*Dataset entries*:
··········

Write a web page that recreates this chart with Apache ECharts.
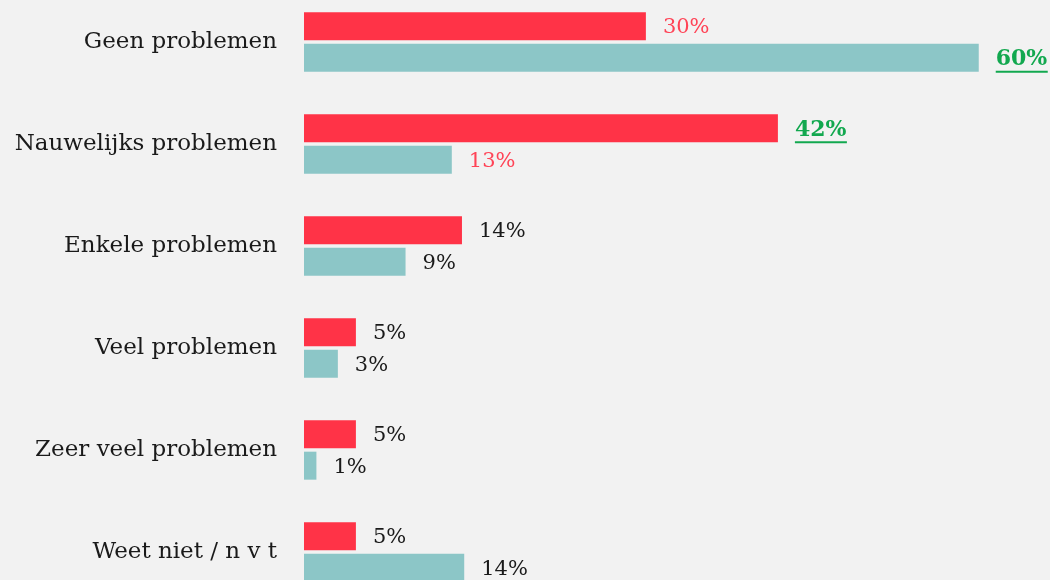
<!DOCTYPE html>
<html>
<head>
<meta charset="utf-8">
<script src="https://cdn.jsdelivr.net/npm/echarts@6/dist/echarts.min.js"></script>
<style>
  html, body { margin: 0; padding: 0; background: #f2f2f2; }
  #chart { width: 1050px; height: 580px; }
</style>
</head>
<body>
<div id="chart"></div>
<script>
var categories = ["Geen problemen", "Nauwelijks problemen", "Enkele problemen", "Veel problemen", "Zeer veel problemen", "Weet niet / n v t"];
// bar lengths (labels show them rounded)
var redValues = [30.3, 42.0, 14.0, 4.6, 4.6, 4.6];
var tealValues = [59.8, 13.1, 9.0, 3.0, 1.1, 14.2];
// label style per bar: n = normal, r = red, g = green bold underline
var redLabelStyle = ["r", "g", "n", "n", "n", "n"];
var tealLabelStyle = ["g", "r", "n", "n", "n", "n"];

var font = "DejaVu Serif";
var richStyles = {
    n: {color: "#1a1a1a", fontSize: 21, fontFamily: font, lineHeight: 22},
    r: {color: "#ff4457", fontSize: 21, fontFamily: font, lineHeight: 22},
    g: {color: "#12a84f", fontSize: 22, fontFamily: font, fontWeight: "bold", lineHeight: 22},
    u: {height: 2, lineHeight: 3, width: 52, backgroundColor: "#12a84f"},
    s: {height: 2, lineHeight: 3, width: 1}
};

function makeLabel(styles) {
    return {
        show: true,
        position: "right",
        distance: 17,
        offset: [0, 3],
        formatter: function (p) {
            var s = styles[p.dataIndex];
            var txt = Math.round(p.value) + "%";
            if (s === "g") {
                return "{g|" + txt + "}\n{u|}";
            }
            return "{" + s + "|" + txt + "}\n{s|}";
        },
        rich: richStyles
    };
}

var chart = echarts.init(document.getElementById("chart"));
chart.setOption({
    backgroundColor: "#f2f2f2",
    animation: false,
    grid: {left: 304, right: 69, top: -9, bottom: -23, containLabel: false, outerBoundsMode: "none"},
    xAxis: {
        type: "value",
        min: 0,
        max: 60,
        show: false
    },
    yAxis: {
        type: "category",
        data: categories,
        inverse: true,
        axisLine: {show: false},
        axisTick: {show: false},
        splitLine: {show: false},
        axisLabel: {
            margin: 27,
            color: "#1a1a1a",
            fontSize: 23,
            fontFamily: font
        }
    },
    series: [
        {
            type: "bar",
            data: redValues,
            barWidth: 28,
            barGap: "12%",
            itemStyle: {color: "#ff3347"},
            label: makeLabel(redLabelStyle)
        },
        {
            type: "bar",
            data: tealValues,
            barWidth: 28,
            itemStyle: {color: "#8cc6c7"},
            label: makeLabel(tealLabelStyle)
        }
    ]
});
</script>
</body>
</html>
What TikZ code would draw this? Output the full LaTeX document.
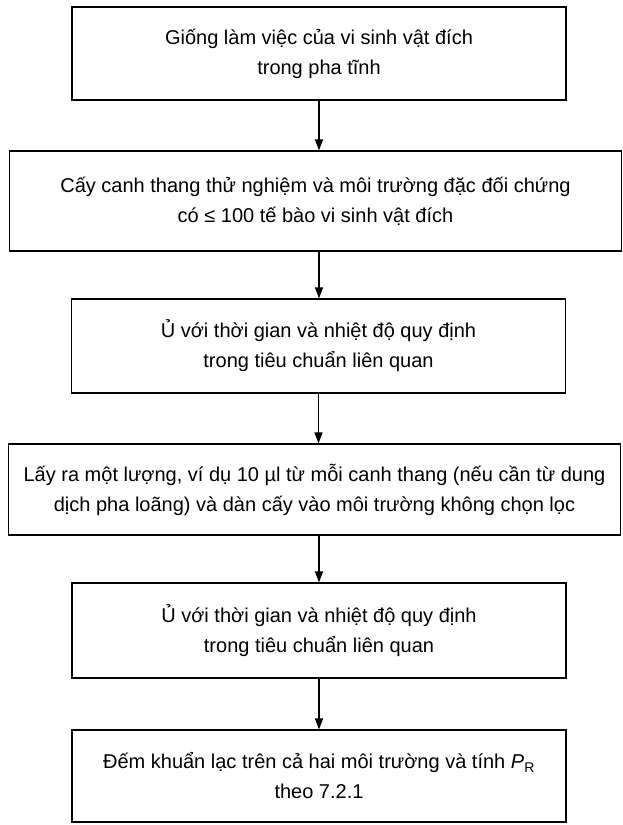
\documentclass[tikz,border=0pt]{standalone}
\usepackage{fontspec}
\setmainfont{Liberation Sans}
\usetikzlibrary{arrows.meta, positioning}
\tikzset{
  stepbox/.style={draw, line width=1.2pt, align=center, inner sep=0pt,
    minimum width=494pt, font=\fontsize{20}{30}\selectfont},
  widebox/.style={stepbox, minimum width=612pt},
  flow/.style={-{Triangle[length=11pt, width=8pt]}, line width=1.3pt}
}

\begin{document}
\begin{tikzpicture}[x=1pt, y=-1pt]
  \useasboundingbox (0,0) rectangle (622,825);
  \node[stepbox, minimum height=93pt] (giong) at (319,53.5) {Giống làm việc của vi sinh vật đích\\trong pha tĩnh};
  \node[widebox, minimum height=100pt] (cay) at (315.5,201) {Cấy canh thang thử nghiệm và môi trường đặc đối chứng\\có ≤ 100 tế bào vi sinh vật đích};
  \node[stepbox, minimum height=94pt] (u1) at (318.5,346) {Ủ với thời gian và nhiệt độ quy định\\trong tiêu chuẩn liên quan};
  \node[widebox, minimum height=91pt] (layra) at (314.5,489.5) {Lấy ra một lượng, ví dụ 10 µl từ mỗi canh thang (nếu cần từ dung\\dịch pha loãng) và dàn cấy vào môi trường không chọn lọc};
  \node[stepbox, minimum height=95pt] (u2) at (319,630.5) {Ủ với thời gian và nhiệt độ quy định\\trong tiêu chuẩn liên quan};
  \node[stepbox, minimum height=92pt] (dem) at (319,776) {Đếm khuẩn lạc trên cả hai môi trường và tính \textit{P}\textsubscript{R}\\theo 7.2.1};
  \draw[flow] (giong.south) -- (giong.south |- cay.north);
  \draw[flow] (giong.south |- cay.south) -- (giong.south |- u1.north);
  \draw[flow] (u1.south) -- (u1.south |- layra.north);
  \draw[flow] (giong.south |- layra.south) -- (giong.south |- u2.north);
  \draw[flow] (u2.south) -- (u2.south |- dem.north);
\end{tikzpicture}
\end{document}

··········

*TASK BRIEF*: In the entries above, find each line with the word "this" and show it.

*COMPLETED EXERCISE*:
Write a web page that recreates this chart with Apache ECharts.
What TikZ code would draw this? Output the full LaTeX document.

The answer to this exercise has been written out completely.